Forte de son premier succès, elle écrit « Malika, ou un jour comme les autres » à 17 ans, lorsqu’elle est au lycée.
Malika, 10 ans, et Wilfried, 15 ans, sont frère et soeur, abandonnés de leurs parents dans un grand appartement parisien. La mère est morte et le père est toujours en voyage. Valérie Valère a une aversion totale pour sa mère et montre une indifférence exemplaire pour son père. Si on connait quelque peu la vie de l’auteur, on s’aperçoit dès les premières pages qu’elle n’écrira pas simplement un roman mais quelque chose qui s’apparente plus à une autobiographie, une confession, voire même parfois, une réflexion.
Une des bonnes idées de Valérie Valère est de prendre alternativement, à chaque chapitre, le point de vu de l’un des deux personnages principaux. Elle peut ainsi explorer et développer plus amplement ses personnages.

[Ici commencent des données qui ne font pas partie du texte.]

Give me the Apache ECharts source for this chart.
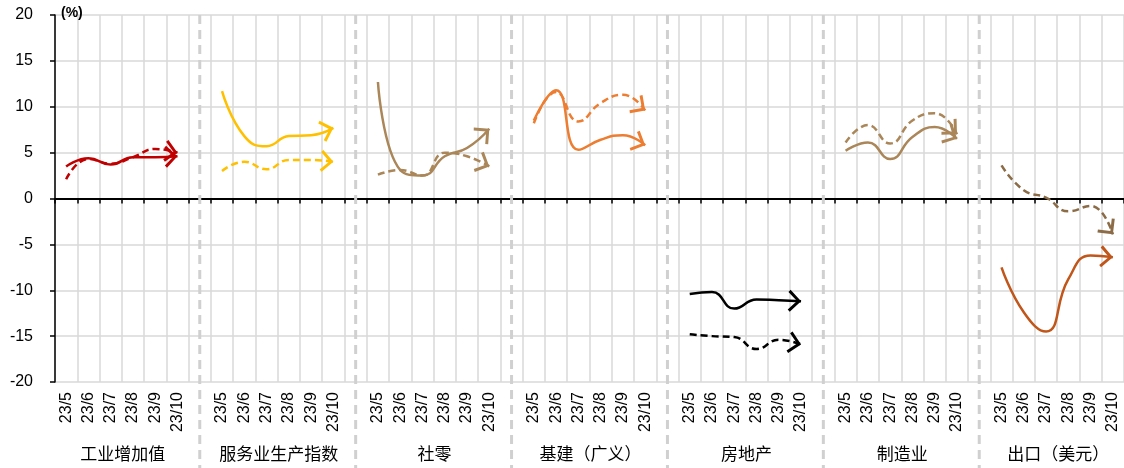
<!DOCTYPE html>
<html><head><meta charset="utf-8">
<script src="https://cdn.jsdelivr.net/npm/echarts@6/dist/echarts.min.js"></script>
<style>html,body{margin:0;padding:0;background:#fff}#c{width:1124px;height:468px}</style>
</head><body><div id="c"></div>
<script>
// ---- data ----
const groupNames = ['工业增加值', '服务业生产指数', '社零', '基建（广义）', '房地产', '制造业', '出口（美元）'];
const months = ['23/5', '23/6', '23/7', '23/8', '23/9', '23/10'];
const industrySolid  = [3.5, 4.4, 3.7, 4.5, 4.5, 4.6];
const industryDashed = [2.1, 4.3, 3.8, 4.5, 5.4, 5.0];
const serviceSolid   = [11.7, 6.8, 5.7, 6.8, 6.9, 7.7];
const serviceDashed  = [3.0, 4.0, 3.2, 4.2, 4.2, 4.0];
const retailSolid    = [12.7, 3.1, 2.5, 4.6, 5.5, 7.6];
const retailDashed   = [2.6, 3.1, 2.5, 5.0, 4.6, 3.5];
const infraSolid     = [8.5, 11.8, 5.3, 6.4, 6.9, 5.8];
const infraDashed    = [8.2, 11.6, 8.4, 10.4, 11.3, 9.6];
const estateSolid    = [-10.4, -10.2, -12.0, -11.0, -11.1, -11.2];
const estateDashed   = [-14.8, -15.0, -15.1, -16.4, -15.4, -15.9];
const mfgSolid       = [5.2, 6.1, 4.3, 6.7, 7.8, 6.5];
const mfgDashed      = [6.1, 8.0, 6.0, 8.5, 9.3, 7.0];
const exportSolid    = [-7.5, -12.4, -14.5, -8.8, -6.2, -6.4];
const exportDashed   = [3.6, 0.9, 0.1, -1.4, -0.8, -3.9];
const yMin = -20, yMax = 20, yStep = 5;

// ---- styles ----
const solidColors  = ['#C00000', '#FFC000', '#AA8658', '#ED7D31', '#000000', '#AA8658', '#C0561A'];
const dashedColors = ['#C00000', '#FFC000', '#AA8658', '#ED7D31', '#000000', '#AA8658', '#8B6C47'];

const groups = [
  [industrySolid, industryDashed], [serviceSolid, serviceDashed], [retailSolid, retailDashed],
  [infraSolid, infraDashed], [estateSolid, estateDashed], [mfgSolid, mfgDashed], [exportSolid, exportDashed]
];
const per = months.length + 1;
const categories = [];
groupNames.forEach((g, gi) => {
  months.forEach(m => categories.push(m));
  if (gi < groupNames.length - 1) categories.push('');
});
const N = categories.length;

const series = [];
const arrowSpecs = [];
groups.forEach((pair, gi) => {
  pair.forEach((vals, k) => {
    const arr = new Array(N).fill(null);
    vals.forEach((v, i) => { arr[gi * per + i] = v; });
    const color = k === 0 ? solidColors[gi] : dashedColors[gi];
    series.push({
      type: 'line', data: arr, smooth: 0.5, symbol: 'none', connectNulls: false,
      silent: true, animation: false, z: k === 0 ? 4 : 3,
      emphasis: { disabled: true },
      lineStyle: { color: color, width: 2.5, type: k === 0 ? 'solid' : [7, 4], cap: 'butt' }
    });
    arrowSpecs.push({ gi: gi, vals: vals, color: color });
  });
});
series.push({ type: 'scatter', data: [], silent: true, animation: false, z: 5 });

const chart = echarts.init(document.getElementById('c'));
const option = {
  animation: false,
  grid: { left: 55, right: 0, top: 15, bottom: 86, containLabel: false },
  xAxis: [
    {
      type: 'category', data: categories, boundaryGap: true, position: 'bottom',
      axisLine: { show: true, onZero: true, lineStyle: { color: '#000', width: 2 } },
      axisTick: { show: true, interval: 0, length: 5, lineStyle: { color: '#000', width: 1.5 } },
      axisLabel: { show: false },
      splitLine: { show: true, interval: 0, lineStyle: { color: '#d9d9d9', width: 1.5 } }
    },
    {
      type: 'category', data: categories, boundaryGap: true, position: 'bottom',
      axisLine: { show: false, onZero: false }, axisTick: { show: false }, splitLine: { show: false },
      axisLabel: { interval: 0, rotate: 90, margin: 10, fontSize: 16, fontFamily: 'Liberation Sans, Arial', color: '#000' }
    }
  ],
  yAxis: {
    type: 'value', min: yMin, max: yMax, interval: yStep,
    axisLine: { show: true, onZero: false, lineStyle: { color: '#000', width: 1.5 } },
    axisTick: { show: true, length: 5, lineStyle: { color: '#000', width: 1.5 } },
    axisLabel: { margin: 22, fontSize: 16, fontFamily: 'Liberation Sans, Arial', color: '#000' },
    splitLine: { show: true, lineStyle: { color: '#d9d9d9', width: 1.5 } },
    name: '(%)', nameLocation: 'end', nameGap: 2,
    nameTextStyle: { align: 'left', verticalAlign: 'middle', padding: [0, 0, 0, 6], fontSize: 14, fontWeight: 'bold', fontFamily: 'Liberation Sans, Arial', color: '#000' }
  },
  series: series
};
chart.setOption(option);

// ---- derived graphics from axis scales ----
const H = 468;
const topY = chart.convertToPixel({ yAxisIndex: 0 }, yMax);
const graphics = [];
for (let gi = 0; gi < groupNames.length - 1; gi++) {
  const x = chart.convertToPixel({ xAxisIndex: 0 }, gi * per + months.length);
  graphics.push({
    type: 'line', z: 1, silent: true,
    shape: { x1: x, y1: topY, x2: x, y2: H },
    style: { stroke: '#d0d0d0', lineWidth: 3, lineDash: [9, 6] }
  });
}
groupNames.forEach((name, gi) => {
  const x1 = chart.convertToPixel({ xAxisIndex: 0 }, gi * per + 2);
  const x2 = chart.convertToPixel({ xAxisIndex: 0 }, gi * per + 3);
  graphics.push({
    type: 'text', silent: true, x: (x1 + x2) / 2 + 1, y: 454,
    style: { text: name, fill: '#000', font: '17px "Noto Sans CJK SC"', textAlign: 'center', textVerticalAlign: 'middle' }
  });
});

const arrowPath = 'path://M0,2.2 L2.2,0 L14,11 L2.2,22 L0,19.8 L9.6,11 Z';
const arrowLen = 13;
const arrowData = arrowSpecs.map(s => {
  const n = s.vals.length;
  const i1 = s.gi * per + n - 2, i2 = s.gi * per + n - 1;
  const p1 = chart.convertToPixel({ gridIndex: 0 }, [i1, s.vals[n - 2]]);
  const p2 = chart.convertToPixel({ gridIndex: 0 }, [i2, s.vals[n - 1]]);
  const dx = p2[0] - p1[0], dy = p2[1] - p1[1];
  const L = Math.sqrt(dx * dx + dy * dy) || 1;
  const ux = dx / L, uy = dy / L;
  return {
    value: [i2, s.vals[n - 1]],
    symbol: arrowPath,
    symbolSize: [arrowLen, 22],
    symbolRotate: Math.atan2(-dy, dx) * 180 / Math.PI,
    symbolOffset: [-ux * arrowLen / 2, -uy * arrowLen / 2],
    itemStyle: { color: s.color, opacity: 1 }
  };
});
const upd = series.slice();
upd[upd.length - 1] = { type: 'scatter', data: arrowData, silent: true, animation: false, z: 5, emphasis: { disabled: true } };
chart.setOption({ graphic: graphics, series: upd });
</script>
</body></html>
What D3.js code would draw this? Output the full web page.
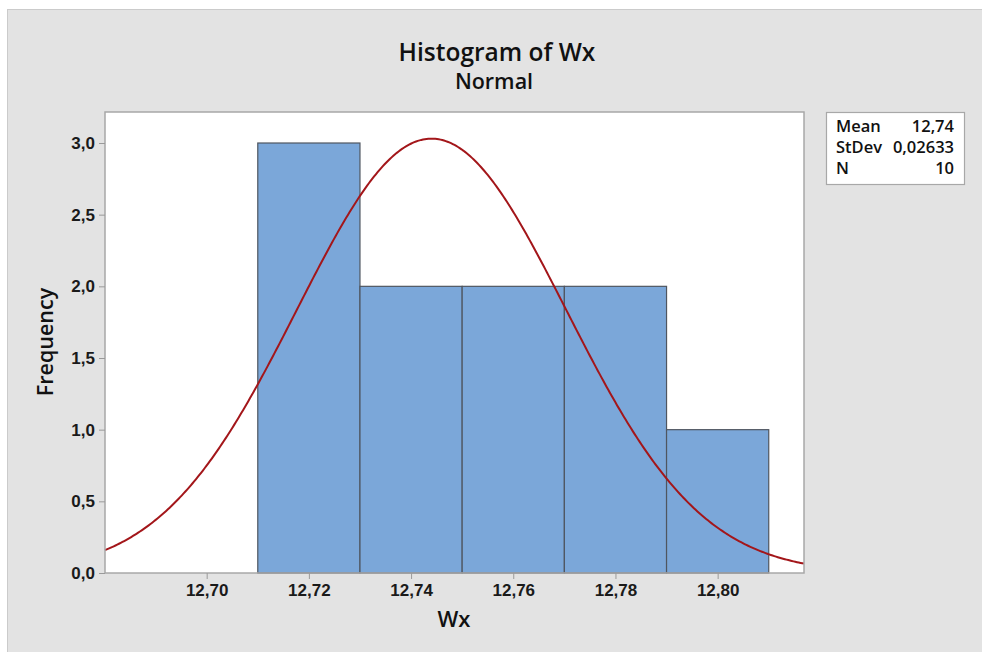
<!DOCTYPE html>
<html>
<head>
<meta charset="utf-8">
<script src="https://cdn.jsdelivr.net/npm/d3@7"></script>
<style>
  html, body { margin: 0; padding: 0; background: #ffffff; }
  svg { display: block; font-family: "Open Sans", "Noto Sans", sans-serif; }
</style>
</head>
<body>
<svg id="chart" width="982" height="652"></svg>
<script>
// Histogram bins (lower edge, upper edge) and counts
const binStarts = [12.69, 12.71, 12.73, 12.75, 12.77, 12.79];
const binEnds   = [12.71, 12.73, 12.75, 12.77, 12.79, 12.81];
const counts    = [0, 3, 2, 2, 2, 1];

// Summary statistics
const statLabels = ["Mean", "StDev", "N"];
const statValues = ["12,74", "0,02633", "10"];
const fitMean = 12.744;
const fitStDev = 0.02633;
const sampleN = 10;

// Axis ticks
const xTicks = [12.70, 12.72, 12.74, 12.76, 12.78, 12.80];
const yTicks = [0, 0.5, 1.0, 1.5, 2.0, 2.5, 3.0];

const svg = d3.select("#chart");
const W = 982, H = 652;
const plot = { left: 105, right: 804, top: 112, bottom: 573 };

const fmtComma = (v, d) => v.toFixed(d).replace(".", ",");

// Outer panel
svg.append("rect")
  .attr("x", 7.5).attr("y", 9.5)
  .attr("width", W).attr("height", H)
  .attr("fill", "#e3e3e3").attr("stroke", "#cbcbcb");

const x = d3.scaleLinear().domain([12.6801, 12.8169]).range([plot.left, plot.right]);
const y = d3.scaleLinear().domain([0, 3.2163]).range([plot.bottom, plot.top]);

// Plot area
svg.append("rect")
  .attr("x", plot.left).attr("y", plot.top)
  .attr("width", plot.right - plot.left).attr("height", plot.bottom - plot.top)
  .attr("fill", "#ffffff");

// Bars
svg.append("g").selectAll("rect")
  .data(counts)
  .join("rect")
  .attr("x", (d, i) => x(binStarts[i]))
  .attr("y", d => y(d))
  .attr("width", (d, i) => x(binEnds[i]) - x(binStarts[i]))
  .attr("height", d => y(0) - y(d))
  .attr("fill", "#7ba7d9")
  .attr("stroke", "#4f5660")
  .attr("stroke-width", 1.2);

// Fitted normal curve, scaled to counts
const binWidth = binEnds[0] - binStarts[0];
const dens = v => sampleN * binWidth * Math.exp(-0.5 * ((v - fitMean) / fitStDev) ** 2) / (fitStDev * Math.sqrt(2 * Math.PI));
const xs = d3.range(0, 401).map(i => x.domain()[0] + (x.domain()[1] - x.domain()[0]) * i / 400);
svg.append("path")
  .datum(xs)
  .attr("d", d3.line().x(v => x(v)).y(v => y(dens(v))))
  .attr("fill", "none")
  .attr("stroke", "#a3161a")
  .attr("stroke-width", 2);

// Frame around the plot area
svg.append("rect")
  .attr("x", plot.left).attr("y", plot.top)
  .attr("width", plot.right - plot.left).attr("height", plot.bottom - plot.top)
  .attr("fill", "none").attr("stroke", "#a8a8a8").attr("stroke-width", 1.5);

// Axes
const xAxis = svg.append("g")
  .attr("transform", `translate(0,${plot.bottom})`)
  .call(d3.axisBottom(x).tickValues(xTicks).tickSize(6).tickPadding(5).tickFormat(d => fmtComma(d, 2)));
const yAxis = svg.append("g")
  .attr("transform", `translate(${plot.left},0)`)
  .call(d3.axisLeft(y).tickValues(yTicks).tickSize(6).tickPadding(4).tickFormat(d => fmtComma(d, 1)));

[xAxis, yAxis].forEach(g => {
  g.select(".domain").remove();
  g.selectAll(".tick line").attr("stroke", "#9a9a9a");
  g.selectAll(".tick text")
    .attr("fill", "#1a1a1a")
    .style("font-size", "17px")
    .style("font-weight", "600");
});

// Titles
svg.append("text")
  .attr("x", 497).attr("y", 61)
  .attr("text-anchor", "middle")
  .style("font-size", "24.5px").style("font-weight", "600")
  .attr("fill", "#111")
  .text("Histogram of Wx");
svg.append("text")
  .attr("x", 494).attr("y", 89)
  .attr("text-anchor", "middle")
  .style("font-size", "21.5px").style("font-weight", "600")
  .attr("fill", "#111")
  .text("Normal");

// Axis labels
svg.append("text")
  .attr("x", 454).attr("y", 627)
  .attr("text-anchor", "middle")
  .style("font-size", "22px").style("font-weight", "600")
  .attr("fill", "#111")
  .text("Wx");
svg.append("text")
  .attr("transform", "translate(53,342) rotate(-90)")
  .attr("text-anchor", "middle")
  .style("font-size", "21.5px").style("font-weight", "600")
  .attr("fill", "#111")
  .text("Frequency");

// Statistics box
const box = { x: 826, y: 112, w: 138, h: 72 };
svg.append("rect")
  .attr("x", box.x + 0.5).attr("y", box.y + 0.5)
  .attr("width", box.w).attr("height", box.h)
  .attr("fill", "#ffffff").attr("stroke", "#a8a8a8").attr("stroke-width", 1.2);
const rows = svg.append("g").selectAll("g")
  .data(statLabels)
  .join("g")
  .attr("transform", (d, i) => `translate(0,${box.y + 20 + i * 21})`);
rows.append("text")
  .attr("x", box.x + 10)
  .style("font-size", "16.5px").style("font-weight", "600")
  .attr("fill", "#111")
  .text(d => d);
rows.append("text")
  .attr("x", box.x + box.w - 10)
  .attr("text-anchor", "end")
  .style("font-size", "16.5px").style("font-weight", "600")
  .attr("fill", "#111")
  .text((d, i) => statValues[i]);
</script>
</body>
</html>
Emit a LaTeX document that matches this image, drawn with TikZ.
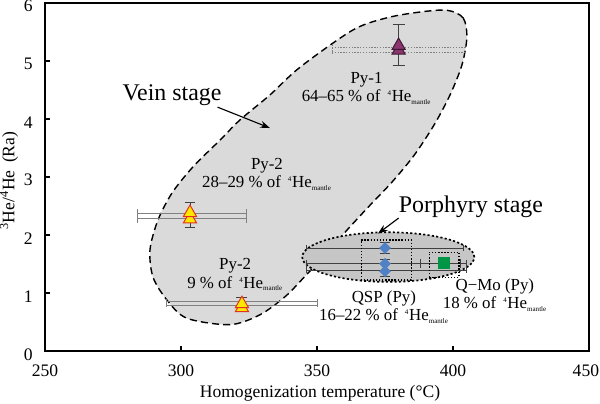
\documentclass[tikz,border=0pt]{standalone}
\usepackage{fontspec}
\setmainfont{Liberation Serif}
\usetikzlibrary{shapes.geometric, positioning, arrows.meta}
\definecolor{veingray}{RGB}{218,218,218}
\definecolor{porgray}{RGB}{198,198,198}
\definecolor{pyone}{RGB}{140,52,110}
\definecolor{pyonedark}{RGB}{60,25,50}
\definecolor{pytwo}{RGB}{255,232,0}
\definecolor{pyred}{RGB}{225,50,30}
\definecolor{qspblue}{RGB}{79,129,196}
\definecolor{qmogreen}{RGB}{0,150,70}
\tikzset{
    frame/.style = {draw, line width=1.4pt},
    vein/.style = {draw, fill=veingray, line width=1pt, dash pattern=on 5pt off 3pt},
    porph/.style = {draw, fill=porgray, line width=1.2pt, dash pattern=on 1.5pt off 1.6pt},
    err/.style = {draw=black!75, line width=0.5pt},
    dbl/.style = {draw=black!50, line width=0.6pt},
    dotline/.style = {draw=black!50, line width=0.5pt, dash pattern=on 1pt off 1pt},
    box/.style = {draw, line width=0.8pt, dash pattern=on 1pt off 1.2pt},
    tri/.style = {regular polygon, regular polygon sides=3, minimum size=0.38cm, inner sep=0pt, line width=0.7pt},
    dia/.style = {diamond, minimum width=0.3cm, minimum height=0.3cm, inner sep=0pt, fill=qspblue},
    sq/.style = {rectangle, minimum size=0.3cm, inner sep=0pt, fill=qmogreen},
    lbl/.style = {align=center, font=\fontsize{12}{13}\selectfont, inner sep=0pt},
    stage/.style = {font=\fontsize{17}{20}\selectfont, inner sep=0pt},
    arr/.style = {-{Stealth[length=7pt, width=5pt]}, line width=0.8pt},
    ticklbl/.style = {font=\fontsize{12.5}{14}\selectfont, inner sep=0pt},
}
\newcommand{\Hemantle}{\,\textsuperscript{\tiny 4}He\textsubscript{\tiny mantle}}

\begin{document}
\begin{tikzpicture}[x=0.068cm, y=1.45cm]
    \useasboundingbox (233.46,-0.902) rectangle (454.04,6.047);

    % stage fields
    \draw[vein] plot[smooth cycle] coordinates {
        (397.8,5.87) (403.7,5.74) (405.1,5.41) (403.3,4.93) (398.9,4.41)
        (393.0,3.89) (385.7,3.37) (377.6,2.91) (369.5,2.51) (361.4,2.10)
        (352.9,1.65) (344.9,1.25) (338.2,0.93) (329.0,0.62) (318.0,0.45)
        (302.2,0.56) (294.9,0.87) (289.7,1.27) (288.6,1.74) (291.5,2.25)
        (296.7,2.72) (304.4,3.17) (314.3,3.63) (321.7,3.98) (332.7,4.41)
        (343.8,4.89) (363.2,5.53) (375.7,5.74) (387.9,5.84)};
    \draw[porph] (376.2,1.615) ellipse [x radius=2.15cm, y radius=0.62cm];

    % Py-1
    \draw[dotline] (355.5,5.23) -- (405.1,5.23);
    \draw[dotline] (355.5,5.15) -- (405.1,5.15);
    \draw[dotline] (355.5,5.28) -- (355.5,5.10);
    \draw[err] (380,4.92) -- (380,5.62);
    \draw[err] (377.8,4.92) -- (382.2,4.92);
    \draw[err] (377.8,5.62) -- (382.2,5.62);
    \node[tri, draw=pyonedark, fill=pyone] (py1b) at (380,5.18) {};
    \node[tri, draw=pyonedark, fill=pyone] (py1a) at (380,5.26) {};

    % Py-2, upper
    \draw[dbl] (283.8,2.37) -- (323.9,2.37);
    \draw[dbl] (283.8,2.28) -- (323.9,2.28);
    \draw[dbl] (283.8,2.44) -- (283.8,2.21);
    \draw[dbl] (323.9,2.44) -- (323.9,2.21);
    \draw[err] (303.3,2.13) -- (303.3,2.56);
    \draw[err] (301.3,2.13) -- (305.3,2.13);
    \draw[err] (301.3,2.56) -- (305.3,2.56);
    \node[tri, draw=pyred, fill=pytwo] (py2b) at (303.3,2.27) {};
    \node[tri, draw=pyred, fill=pytwo] (py2a) at (303.3,2.38) {};

    % Py-2, lower
    \draw[dbl] (294.5,0.845) -- (350,0.845);
    \draw[dbl] (294.5,0.79) -- (350,0.79);
    \draw[dbl] (294.5,0.89) -- (294.5,0.75);
    \draw[dbl] (350,0.89) -- (350,0.75);
    \draw[err] (322.4,0.72) -- (322.4,0.92);
    \draw[err] (320.4,0.92) -- (324.4,0.92);
    \node[tri, draw=pyred, fill=pytwo] (py2d) at (322.4,0.74) {};
    \node[tri, draw=pyred, fill=pytwo] (py2c) at (322.4,0.81) {};

    % porphyry stage: QSP and Q-Mo
    \draw[err] (346,1.77) -- (403.7,1.77);
    \draw[err] (346,1.51) -- (405,1.51);
    \draw[err] (346,1.39) -- (405,1.39);
    \draw[err] (346,1.82) -- (346,1.72);
    \draw[err] (403.7,1.82) -- (403.7,1.72);
    \draw[err] (346,1.56) -- (346,1.34);
    \draw[err] (405,1.56) -- (405,1.34);
    \draw[err] (388,1.43) -- (388,1.59);
    \draw[err] (402.6,1.43) -- (402.6,1.59);
    \draw[err] (375,1.68) -- (375,1.87);
    \draw[err] (373,1.68) -- (377,1.68);
    \draw[err] (373,1.87) -- (377,1.87);
    \draw[err] (375,1.29) -- (375,1.58);
    \draw[err] (373,1.29) -- (377,1.29);
    \draw[err] (373,1.58) -- (377,1.58);
    \draw[err] (396.7,1.42) -- (396.7,1.61);
    \draw[err] (394.7,1.61) -- (398.7,1.61);
    \draw[box] (366.2,1.22) rectangle (384.6,1.91);
    \draw[box] (391.2,1.27) rectangle (402.2,1.70);
    \node[dia] (qspa) at (375,1.77) {};
    \node[dia] (qspc) at (375,1.37) {};
    \node[dia] (qspb) at (375,1.50) {};
    \node[sq] (qmo) at (396.7,1.51) {};

    % labels
    \node[stage] (veinlbl) at (296.7,4.41) {Vein stage};
    \coordinate (veintip) at (332.7,3.84);
    \draw[arr] ([xshift=-3pt, yshift=-1pt]veinlbl.south east) -- (veintip);
    \node[stage] (porphlbl) at (406.6,2.48) {Porphyry stage};
    \coordinate (porphtip) at (372.4,2.02);
    \draw[arr] (porphlbl.south west) -- (porphtip);

    \node[lbl] (py1lbl) at (368.2,4.52) {Py-1\\64–65 \% of \Hemantle};
    \node[lbl] (py2uplbl) at (331.6,3.04) {Py-2\\28–29 \% of \Hemantle};
    \node[lbl] (py2lolbl) at (319.9,1.31) {Py-2\\9 \% of \Hemantle};
    \node[lbl] (qsplbl) at (374.6,0.75) {QSP (Py)\\16–22 \% of \Hemantle};
    \node[lbl] (qmolbl) at (415.4,0.96) {Q−Mo (Py)\\18 \% of \Hemantle};

    % axes
    \draw[frame] (250,0) rectangle (450,6);
    \draw[frame] (300,0) -- (300,0.09);
    \draw[frame] (350,0) -- (350,0.09);
    \draw[frame] (400,0) -- (400,0.09);
    \draw[frame] (250,1) -- (252,1);
    \draw[frame] (250,2) -- (252,2);
    \draw[frame] (250,3) -- (252,3);
    \draw[frame] (250,4) -- (252,4);
    \draw[frame] (250,5) -- (252,5);

    \node[ticklbl] (x250) at (250,-0.35) {250};
    \node[ticklbl] (x300) at (300,-0.35) {300};
    \node[ticklbl] (x350) at (350,-0.35) {350};
    \node[ticklbl] (x400) at (400,-0.35) {400};
    \node[ticklbl, anchor=east] (x450) at (453.8,-0.35) {450};
    \node[ticklbl, anchor=east] (y0) at (245.6,-0.06) {0};
    \node[ticklbl, anchor=east] (y1) at (245.6,0.94) {1};
    \node[ticklbl, anchor=east] (y2) at (245.6,1.94) {2};
    \node[ticklbl, anchor=east] (y3) at (245.6,2.94) {3};
    \node[ticklbl, anchor=east] (y4) at (245.6,3.94) {4};
    \node[ticklbl, anchor=east] (y5) at (245.6,4.94) {5};
    \node[ticklbl, anchor=east] (y6) at (245.6,5.94) {6};

    \node[ticklbl] (xlab) at (351.1,-0.73) {Homogenization temperature (\textdegree C)};
    \node[ticklbl, rotate=90] (ylab) at (236.8,2.93) {\textsuperscript{3}He/\textsuperscript{4}He\ \,(Ra)};
\end{tikzpicture}
\end{document}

Ce qu’il faut comprendre, c’est que ces deux enfants/ados, sont nus de conventions sociales. Aucun adulte n’est là pour les éduquer, les orienter. En résulte donc une première réflexion sur l’absurdité et la complexité du système que les adultes mettent en place. Malgré tout très lucides vis à vis des protocoles, la liberté relative dont jouissent les deux personnages est désarmante tant elle s’attaque aux fondements sociaux de notre organisation. Ce contraste entre lucidité et critique est un des points forts du roman. Il permet à la jeune écrivaine de ne pas être (trop) taxée de « jeune rebelle de la société » (« trop » est ici entre parenthèse, car malgré elle, ou non, elle deviendra une des figures symboliques, voire martyr, des jeunes ado en mal de vivre).


Valérie Valère pousse la réflexion plus loin lorsqu’elle s’attaque à un tabou. Les limites de la relation frère/soeur. Comme je le disais précédemment, les personnages sont blancs de toutes conventions, rien ne les empêche de s’aimer et ce, de toutes les façons possibles. Inconsciemment, on refuse ce type d’amour entre eux. Pourquoi ? Parce que ce n’est pas bien et qu’il y a bien cette histoire de problème génétique. La première impression passée, on se repose malgré tout la question et notre argumentation se révèle bien faible face à la question naïve : « Pourquoi ne puis-je pas aimer, et faire l’amour à qui je veux ? » Même si le discours pêche à force par sa naïveté, il pousse néanmoins à se poser une question qui semble évidente en premier lieu. Pour l’anecdote, je me suis renseigné sur « l’inceste fraternel » et bon nombre de travaux de psychologues ne datent que des années 90, faisant en général mention d’un complexe oedipien déplacé. Ce qui dans notre cas colle tout à fait, bref, là n’est pas vraiment la question.


La grande force du roman, une histoire d’amour d’adolescent écrite par une adolescente est également sa grande faiblesse. Si Valérie Valère a ici fait le choix d’utiliser le champ lexical de son époque et de son âge, ce style en devient rapidement pesant et hache la lecture. « Pour sûr », « chouette », « chic », « Vrai. » et autres reviennent inlassablement toutes les deux pages. De même que ce qui pouvait être pris pour une rébellion lucide et maitrisée face aux adultes tourne souvent à la condescendance railleuse.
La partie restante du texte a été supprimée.